Dice que está atormentada. Tal vez no sea ella sino Kantor que resuena en ese polaco que apenas susurra mientras otra mujer, interpretada por Agustina Muñoz, la increpa como si fuera su propia conciencia para sumar al espectro del director teatral muerto un alma joven que punza con sus palabras otro desdoblamiento, esa marea de la invocación que obliga a pensar una obra ajena como propia, a crear sobre ella de modo tan extremo que la presencia en escena de Mariana Obersztern opera como interferencia. 

Los personajes se precipitan, un poco desairados, como olvidados en el tiempo de Wielopole.  Ellos se desatan en la poesía teórica de Tadeuz Kantor, van hacia el lenguaje como una forma desintegrada, que se desvía y olvida el principio. La imagen los retiene en ese universo polaco del destierro, en esa realidad que a Kantor le servía como materia plástica. Pero la vida no debía ser llevada al teatro como reproducción, los datos y objetos debían aislarse, desentendidos de su contexto, permeables a los sentidos propios del mundo escénico. El objeto era para Kantor una presencia que ponía en crisis la figura del actor pero también un elemento gracioso sobre el que era imprescindible investigar. La vida en el teatro se expresaba en la ausencia de vida. En esos inventos que Obersztern hace aparecer como máquinas antiguas de una vanguardia que todavía pretende sobrevivir. En su rareza se despierta una teatralidad inédita para este tiempo, tan visual como delirante, tan próxima a una actuación que se pulveriza en personajes que sueltan parlamentos que los desbordan.

En las imágenes encuentra Obersztern la escritura de Kantor, con esa música que parece una versión melancólica de la orquesta de Emir Kusturica y los actores y actrices cargando muebles, dejando que sogas y correas desplacen los objetos como si se pudiera encontrar un alma en la respiración de las cosas. 

Kantor aparece en esta invocación como una inspiración que la misma directora se preocupa en desarmar en el instante que se vuelve efectiva, para entrar en una ironía poco indulgente con esa aproximación a la trama imponente y tempestuosa de Wielopole. Ella siente que los personajes del artista polaco viajaron en el tiempo para reclamarle algo, tal vez su queja tenga que ver con la distancia que va desde esa creación inicial al momento en que Obersztern decide ir hacia Kantor, segura que en él no hay un método que pueda reproducirse. Entonces la tarea la implica en escena como si no pudiera dejar de poner las manos en esas imágenes que no sabe si le pertenecen o salieron del Teatro de la muerte y ella no puede pararlas.

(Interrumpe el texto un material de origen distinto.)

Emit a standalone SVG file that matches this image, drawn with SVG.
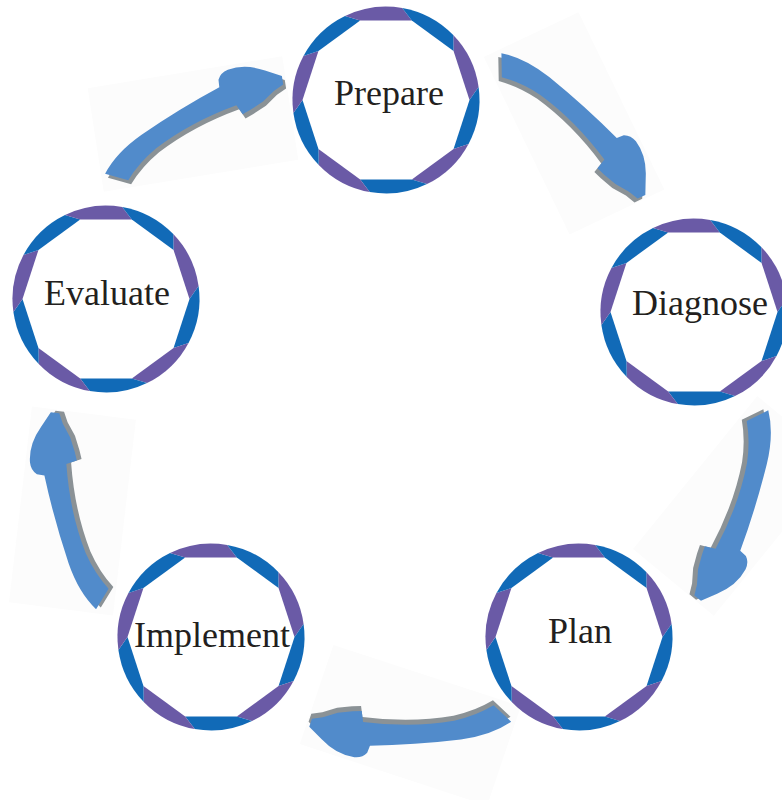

Porque en esta invocación se produce una aventura espiritista donde ese manifiesto que Kantor dejaba caer en la hoja como pisadas, sentencias del último vanguardista, tan oscuras porque hablaba de la guerra donde surgieron los embalajes y la idea del cuerpo como una cosa que se traslada con su vida a cuestas, ese libro que es pura atracción, parece funcionar en Obersztern como una especie de médium. 

La acción que Kantor arrancaba de la escena está en Obersztern cuando al traer a Kantor con sus artefactos hablantes realiza un montaje donde nos dice que la vanguardia es futuro, que esa forma de pensar la escena está adelante y no atrás porque en esos espacios que se desarman, en esa chica de vestido bordó que la persigue y la cuestiona como una furia, está la escena como un terreno exterminado que no pide una reconstrucción, sino ser habitada por elementos ajenos, insólitos, robados de otros lenguajes para contarla en el instante de su realización. Esto es el Kantor de Obersztern una obra que se hace mientras se la piensa, mientras la misma directora no sabe muy bien lo que dice. ~

Kantor se presenta los viernes a las 20 y los sábados a las 21 en el Centro Cultural San Martín.